在谈到这些成果时,作为领队的傅宪国深有感触:“考古发掘一定要在事前有清晰的思考,要有目的、有计划的进行。在工作中要细心,还要有耐心.更要严格要求,严格把关。因为中国考古学,尤其是史前考古,要想求得发展,最重要的还是发掘工作。只有扎实、高水平的田野工作作基础,研究才能深入和提高。而学术研究一定要以出土材料为基础,要实事求是,用客观的资料来分析问题。”
对于获得本届田野考古奖的二等奖,傅宪国反复强调这是全体成员共同努力和多方支持的结果。的确,考古是一项集体的工作,在甑皮岩工地长期发掘的9名考古工作者就来自4个不同的单位。
采访中,傅宪国一再谦虚地表示,这次发掘可能只对南方洞穴遗址发掘有一定的示范作用。其实,遗址发掘的这些体会、贯穿于发掘中的保护意识,以及运用多种科技手段提高单位发掘面积信息量的工作理念,对于考古发掘工作本身,又何尝不是一种示范呢?

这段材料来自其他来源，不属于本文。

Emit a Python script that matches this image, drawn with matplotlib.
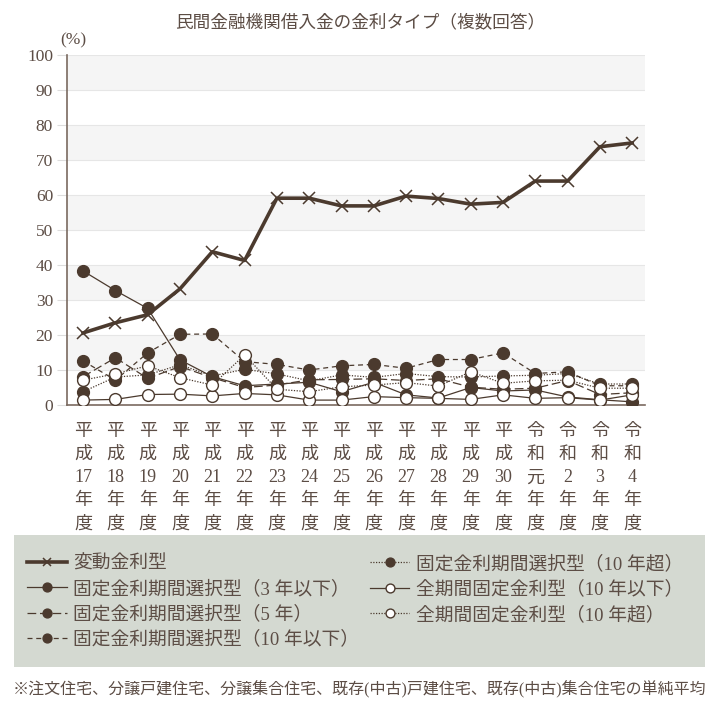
import matplotlib
matplotlib.use("Agg")
import matplotlib.pyplot as plt
import numpy as np
from matplotlib.patches import Rectangle

plt.rcParams['font.family'] = ['Liberation Serif', 'Noto Sans CJK JP']

years = ["平\n成\n17\n年\n度", "平\n成\n18\n年\n度", "平\n成\n19\n年\n度", "平\n成\n20\n年\n度",
         "平\n成\n21\n年\n度", "平\n成\n22\n年\n度", "平\n成\n23\n年\n度", "平\n成\n24\n年\n度",
         "平\n成\n25\n年\n度", "平\n成\n26\n年\n度", "平\n成\n27\n年\n度", "平\n成\n28\n年\n度",
         "平\n成\n29\n年\n度", "平\n成\n30\n年\n度", "令\n和\n元\n年\n度", "令\n和\n2\n年\n度",
         "令\n和\n3\n年\n度", "令\n和\n4\n年\n度"]

hendo = [20.6, 23.5, 25.8, 33.2, 43.8, 41.3, 59.1, 59.1, 56.9, 56.9, 59.7, 59.0, 57.4, 57.9, 64.0, 64.0, 73.8, 74.9]
kotei_3 = [38.3, 32.7, 27.6, 12.9, 8.1, 5.5, 6.0, 6.5, 3.8, 6.5, 2.9, 2.0, 5.0, 4.0, 4.3, 2.3, 1.5, 0.9]
kotei_5 = [8.1, 13.5, 7.6, 11.0, 7.8, 5.0, 5.7, 7.2, 7.3, 7.5, 7.0, 7.5, 5.1, 4.5, 4.8, 7.0, 3.0, 3.5]
kotei_10ika = [12.6, 7.1, 14.9, 20.2, 20.3, 12.4, 11.6, 10.0, 11.2, 11.6, 10.5, 13.0, 13.0, 14.9, 9.0, 9.5, 5.5, 5.5]
kotei_10cho = [3.8, 8.0, 8.6, 11.5, 8.3, 10.2, 8.9, 6.9, 8.6, 7.9, 9.0, 8.1, 8.0, 8.3, 8.5, 9.0, 6.0, 6.0]
zen_10ika = [1.4, 1.6, 3.0, 3.1, 2.6, 3.3, 2.9, 1.4, 1.4, 2.4, 2.1, 1.9, 1.6, 2.9, 1.9, 2.1, 1.4, 2.9]
zen_10cho = [7.1, 8.9, 11.2, 7.8, 5.7, 14.3, 4.5, 3.8, 5.2, 5.7, 6.4, 5.4, 9.5, 6.2, 6.9, 7.1, 4.8, 4.8]

brown = '#4b3a2e'
txt = '#5c4d45'

fig = plt.figure(figsize=(7.2, 7.2), dpi=100)
ax = fig.add_axes([0.093, 0.4375, 0.803, 0.486])

x = np.arange(len(years))

# alternating bands
for lo in range(10, 100, 20):
    ax.axhspan(lo, lo + 10, color='#f5f5f5', zorder=0, lw=0)
for v in range(10, 101, 10):
    ax.axhline(v, color='#e6e6e6', lw=0.8, zorder=0.5)

lines = []
lines += ax.plot(x, hendo, color=brown, lw=2.6, marker='x', ms=8, mew=1.1, label='変動金利型', zorder=3)

filled = dict(color=brown, lw=0.9, marker='o', ms=8.5, mfc=brown, mec=brown, zorder=4)
lines += ax.plot(x, kotei_3, ls='-', label='固定金利期間選択型（3 年以下）', **filled)
lines += ax.plot(x, kotei_5, ls=(0, (7, 3)), label='固定金利期間選択型（5 年）', **filled)
lines += ax.plot(x, kotei_10ika, ls=(0, (4, 3)), label='固定金利期間選択型（10 年以下）', **filled)
lines += ax.plot(x, kotei_10cho, ls=(0, (1, 1.2)), label='固定金利期間選択型（10 年超）', **filled)

opened = dict(color=brown, lw=0.9, marker='o', ms=8.5, mfc='white', mec=brown, mew=1.0, zorder=5)
lines += ax.plot(x, zen_10ika, ls='-', label='全期間固定金利型（10 年以下）', **opened)
lines += ax.plot(x, zen_10cho, ls=(0, (1, 1.2)), label='全期間固定金利型（10 年超）', **opened)

ax.set_xlim(-0.5, 17.4)
ax.set_ylim(0, 100)
ax.set_yticks(range(0, 101, 10))
ax.tick_params(axis='y', length=7, color='#dddddd', labelsize=12.5, labelcolor=txt, pad=3)
ax.set_xticks(x)
ax.set_xticklabels(years, fontsize=13, color=txt, linespacing=1.47)
ax.tick_params(axis='x', length=0, pad=13)

for s in ['top', 'right']:
    ax.spines[s].set_visible(False)
for s in ['left', 'bottom']:
    ax.spines[s].set_color('#7a6a60')
    ax.spines[s].set_linewidth(1.2)

fig.text(0.5, 0.969, '民間金融機関借入金の金利タイプ（複数回答）', ha='center', va='center', fontsize=12.7, color=txt)
fig.text(0.083, 0.944, '(%)', ha='left', va='center', fontsize=12.5, color=txt)

# legend box
fig.patches.append(Rectangle((0.019, 0.074), 0.96, 0.183, transform=fig.transFigure,
                             facecolor='#d4d9d1', edgecolor='none', zorder=0))

leg_kw = dict(frameon=False, fontsize=13.5, handlelength=2.1, handletextpad=0.35,
              labelspacing=0.4, borderaxespad=0, borderpad=0, markerscale=0.75,
              bbox_transform=fig.transFigure, loc='upper left', labelcolor=txt)
leg1 = fig.legend(lines[:4], [l.get_label() for l in lines[:4]], bbox_to_anchor=(0.038, 0.229), **leg_kw)
leg2 = fig.legend(lines[4:], [l.get_label() for l in lines[4:]], bbox_to_anchor=(0.514, 0.229), **leg_kw)

fig.text(0.5, 0.042, '※注文住宅、分譲戸建住宅、分譲集合住宅、既存(中古)戸建住宅、既存(中古)集合住宅の単純平均',
         ha='center', va='center', fontsize=11.5, color=txt)

fig.savefig('out.png', dpi=100, facecolor='white')
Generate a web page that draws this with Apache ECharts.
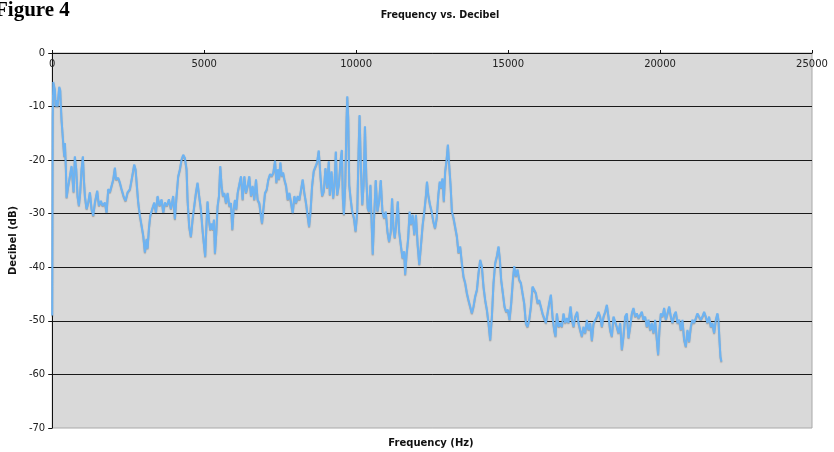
<!DOCTYPE html>
<html><head><meta charset="utf-8">
<script src="https://cdn.jsdelivr.net/npm/echarts@6/dist/echarts.min.js"></script>
<style>html,body{margin:0;padding:0;background:#fff}#c{width:834px;height:452px}</style>
</head><body><div id="c"></div>
<script>
const xTicks = [0, 5000, 10000, 15000, 20000, 25000];
const yTicks = [0, -10, -20, -30, -40, -50, -60, -70];
const freq = [0,15,33,88,110,143,175,230,263,285,307,362,395,417,450,472,526,581,636,669,702,745,790,833,878,921,965,1009,1042,1075,1130,1184,1240,1294,1349,1404,1480,1535,1601,1656,1733,1788,1842,1897,1952,2007,2062,2095,2171,2227,2281,2347,2413,2479,2556,2632,2698,2742,2786,2830,2885,2940,2995,3050,3104,3137,3181,3225,3290,3356,3412,3466,3532,3598,3653,3708,3773,3839,3905,3980,4036,4090,4145,4201,4255,4310,4366,4420,
4453,4507,4563,4617,4672,4727,4781,4836,4892,4946,5001,5034,5067,5110,5157,5200,5244,5288,5321,5354,5397,5441,5486,5529,5573,5617,5661,5717,5771,5826,5881,5925,5969,6013,6057,6101,6156,6211,6265,6320,6376,6431,6485,6540,6594,6649,6705,6759,6814,6870,6903,6946,7002,7056,7111,7167,7221,7276,7332,7376,7419,7463,7507,7551,7596,7640,7695,7749,7804,7859,7913,7968,8023,8078,8132,8187,8241,8296,8352,8406,8452,8496,8550,8605,8660,8715,8770,8826,8880,
8935,8990,9045,9100,9134,9190,9244,9288,9332,9377,9430,9486,9530,9563,9596,9642,9686,9708,9740,9773,9817,9872,9927,9981,10037,10080,10113,10157,10202,10246,10290,10336,10380,10423,10470,10512,10546,10590,10645,10700,10754,10810,10865,10919,10975,11030,11084,11140,11183,11228,11271,11315,11371,11415,11470,11526,11580,11613,11659,11713,11759,11803,11859,11913,11968,12024,12078,12134,12190,12243,12298,12331,12375,12430,12486,12540,12595,12651,12705,12751,12795,12840,12885,12929,12972,13019,13062,13107,13152,13205,
13260,13314,13368,13423,13479,13532,13588,13644,13697,13752,13808,13862,13917,13973,14027,14081,14137,14191,14246,14302,14356,14411,14467,14520,14575,14631,14685,14731,14772,14828,14882,14937,14993,15046,15102,15158,15201,15256,15310,15365,15421,15475,15530,15585,15639,15694,15750,15804,15859,15914,15969,16023,16078,16133,16187,16243,16297,16352,16408,16462,16516,16560,16606,16660,16715,16771,16824,16880,16935,16989,17055,17099,17154,17208,17274,17318,17372,17428,17481,17537,17592,17646,17701,17757,
17810,17865,17922,17975,18029,18086,18139,18194,18250,18303,18358,18414,18468,18523,18578,18632,18687,18743,18796,18852,18907,18961,19016,19072,19125,19181,19237,19290,19345,19401,19454,19509,19565,19619,19674,19730,19783,19838,19894,19937,19980,20026,20080,20135,20191,20245,20300,20355,20409,20464,20520,20573,20628,20684,20738,20792,20848,20902,20957,21013,21066,21121,21177,21231,21286,21341,21395,21450,21506,21559,21614,21670,21724,21779,21835,21889,21922,21955,21988,22021];
const decibel = [-49,-12,-5.4,-6.9,-10,-8.8,-10,-6.3,-6.9,-10,-12.5,-16.8,-19.3,-16.8,-21.7,-27,-24.8,-23,-21.1,-23.6,-26,-19.3,-21.7,-26.7,-28.5,-26,-21.7,-19.3,-23.6,-26.7,-29.1,-27.9,-26,-29.1,-30.4,-27.9,-25.7,-28.5,-27.6,-28.5,-27.9,-29.8,-25.4,-26,-24.8,-23.6,-21.4,-23.6,-23.3,-24.2,-25.4,-26.7,-27.6,-26,-25.4,-23,-20.8,-21.7,-24.8,-27.9,-30.4,-32.2,-34.1,-37.2,-34.7,-36.5,-32.8,-30.4,-29.1,-27.9,-29.8,-26.7,-28.5,-27.3,-29.8,-27.9,-28.5,-27.3,-29.1,-26.7,-31,-26.7,-23,-21.7,-19.9,-19,-19.6,-21.7,
-27.4,-32.4,-34.3,-31.1,-28.6,-26.1,-24.2,-26.7,-29.2,-33,-36.2,-38,-33,-27.7,-31.1,-33,-31.8,-33,-31.1,-37.4,-33.6,-28.6,-26.7,-21.1,-24.8,-26.7,-26.1,-28,-26.1,-28.6,-28,-33,-29.2,-27.4,-29.2,-26.1,-24.5,-23,-27.4,-23,-26.1,-24.8,-23,-26.7,-24.8,-27.4,-23.6,-27.4,-28,-30.5,-31.8,-29.2,-26.1,-25.5,-23.6,-22.6,-23,-22.3,-20.1,-24.2,-21.7,-23.6,-20.4,-23,-22.3,-23.6,-24.8,-27.4,-26.1,-28,-29.9,-26.7,-28,-26.7,-27.4,-25.5,-23.6,-26.1,-28,-30.5,-32.4,-29.9,-24.8,-22,-22.3,-20.4,-18.2,-23,-26.7,
-25.8,-21.5,-25.2,-20.2,-26.5,-22.1,-27.1,-24.6,-18.4,-26.5,-24.6,-20.2,-18.1,-27.1,-30.2,-24.6,-12.2,-8.1,-12.2,-24.6,-27.1,-29.6,-30.8,-33.3,-29.6,-18.4,-11.6,-21.5,-28.3,-24.6,-13.7,-23.4,-28.9,-29.6,-24.6,-32,-37.6,-30.8,-23.7,-29.6,-27.7,-23.7,-29.6,-30.8,-29.6,-33.3,-35.2,-33.3,-27.1,-32.7,-34.5,-32,-27.7,-33.3,-35.8,-38.3,-37,-41.4,-37.6,-34.5,-29.6,-32,-30.2,-33.9,-30.2,-35.8,-39.5,-35.8,-32,-29.6,-26.5,-24,-26.5,-28.3,-29.6,-31.4,-32.7,-30.8,-26.5,-24,-25.2,-23.4,-27.7,-22.1,-20.2,-17.1,-20.9,-24.6,-29.6,-30.8,
-31,-34.2,-37.3,-36.1,-39.2,-41.7,-42.9,-44.8,-46.1,-47.3,-48.6,-47.3,-45.4,-44.2,-41.1,-38.6,-39.8,-43.6,-46.1,-47.9,-50.4,-53.6,-49.2,-42.9,-39.2,-37.9,-36.1,-38.6,-42.3,-44.8,-47.3,-48.3,-47.9,-49.8,-46.7,-42.3,-39.8,-41.7,-40.4,-42.3,-42.9,-44.8,-46.7,-50.4,-51.1,-49.8,-47.3,-43.6,-43.6,-44.8,-46.7,-46.1,-47.3,-48.6,-48.3,-50.4,-48.6,-46.7,-45.1,-49.2,-51.7,-52.9,-48.6,-51.1,-50.4,-51.1,-48.6,-50.4,-49.5,-50.4,-47.3,-49.8,-51.1,-49.2,-48.3,-50.4,-51.7,-52.9,-51.1,-52.3,-49.8,-51.7,-50.4,-53.7,
-50.5,-50.4,-49.2,-48.3,-49.2,-51.1,-49.2,-48.3,-47,-49.2,-51.7,-52.9,-49.2,-49.2,-51.1,-52.3,-50.4,-55.4,-52.9,-49.2,-48.6,-53.2,-51.1,-48.6,-47.6,-49.2,-48.6,-49.5,-49.2,-48.3,-49.8,-49.2,-51.1,-49.8,-51.7,-50.4,-52.3,-49.8,-53.5,-56.3,-51.7,-48.6,-49.2,-47.6,-49.8,-48.6,-47.3,-49.2,-50.4,-48.9,-48.3,-50.4,-49.8,-51.7,-49.8,-53.5,-54.8,-51.7,-53.9,-51.1,-49.8,-50.4,-49.5,-48.6,-48.3,-49.8,-49.2,-48.3,-49.2,-50.4,-49.2,-51.1,-50.4,-52.3,-49.8,-48.6,-49.8,-53.5,-56.7,-57.6];

const chart = echarts.init(document.getElementById('c'), null, {renderer: 'canvas'});
const data = freq.map((f, i) => [f, decibel[i]]);
const txt = '#222';
chart.setOption({
  animation: false,
  backgroundColor: '#fff',
  grid: {left: 52, right: 22, top: 53, bottom: 24, show: true, backgroundColor: '#d9d9d9', borderColor: '#a8a8a8', borderWidth: 1},
  graphic: [
    {type: 'text', left: -5, top: 0, style: {text: 'Figure 4', font: 'bold 21px "Liberation Serif"', fill: '#000'}},
    {type: 'text', x: 440, y: 10, style: {text: 'Frequency vs. Decibel', font: 'bold 9.6px "DejaVu Sans"', fill: '#111', align: 'center'}},
    {type: 'text', x: 431, y: 438, style: {text: 'Frequency (Hz)', font: 'bold 10px "DejaVu Sans"', fill: '#111', align: 'center'}}
  ],
  xAxis: {
    type: 'value', position: 'top', min: xTicks[0], max: xTicks[xTicks.length - 1], interval: 5000,
    axisLine: {show: true, onZero: false, lineStyle: {color: '#111', width: 1}},
    axisTick: {show: true, length: 3, lineStyle: {color: '#111'}},
    axisLabel: {inside: true, margin: 6, fontSize: 10, fontFamily: 'DejaVu Sans', color: txt, formatter: v => String(v)},
    splitLine: {show: false}
  },
  yAxis: {
    type: 'value', min: yTicks[yTicks.length - 1], max: yTicks[0], interval: 10,
    name: 'Decibel (dB)', nameLocation: 'middle', nameGap: 34,
    nameTextStyle: {fontWeight: 'bold', fontSize: 10, fontFamily: 'DejaVu Sans', color: '#111'},
    axisLine: {show: true, onZero: false, lineStyle: {color: '#111', width: 1}},
    axisTick: {show: true, length: 4, lineStyle: {color: '#111'}},
    axisLabel: {margin: 7, fontSize: 10, fontFamily: 'DejaVu Sans', color: txt, formatter: v => String(v)},
    splitLine: {show: true, showMinLine: false, showMaxLine: false, lineStyle: {color: '#1a1a1a', width: 1}}
  },
  series: [{
    type: 'line', data: data, showSymbol: false, symbol: 'none',
    lineStyle: {color: '#6db3f2', width: 2, shadowColor: 'rgba(60,60,60,0.35)', shadowBlur: 1, shadowOffsetY: 1}
  }]
});
</script></body></html>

田野考古奖背景:国家文物局田野考古奖设立于1993年,每两年评选一次,其宗旨是为奖励在田野考古工作中做出突出成绩的考古单位和个人,促进田野考古发掘及研究工作的进步与发展。 奖励范围是由具备团体考古发掘资格的单位在我国领土(领海、内水)所进行的,经国家文物局批准的田野考古项目。其主要依据《中华人民共和国文物保护法》的有关规定,主 要侧重于评审田野发掘工作的方法、质量和水平。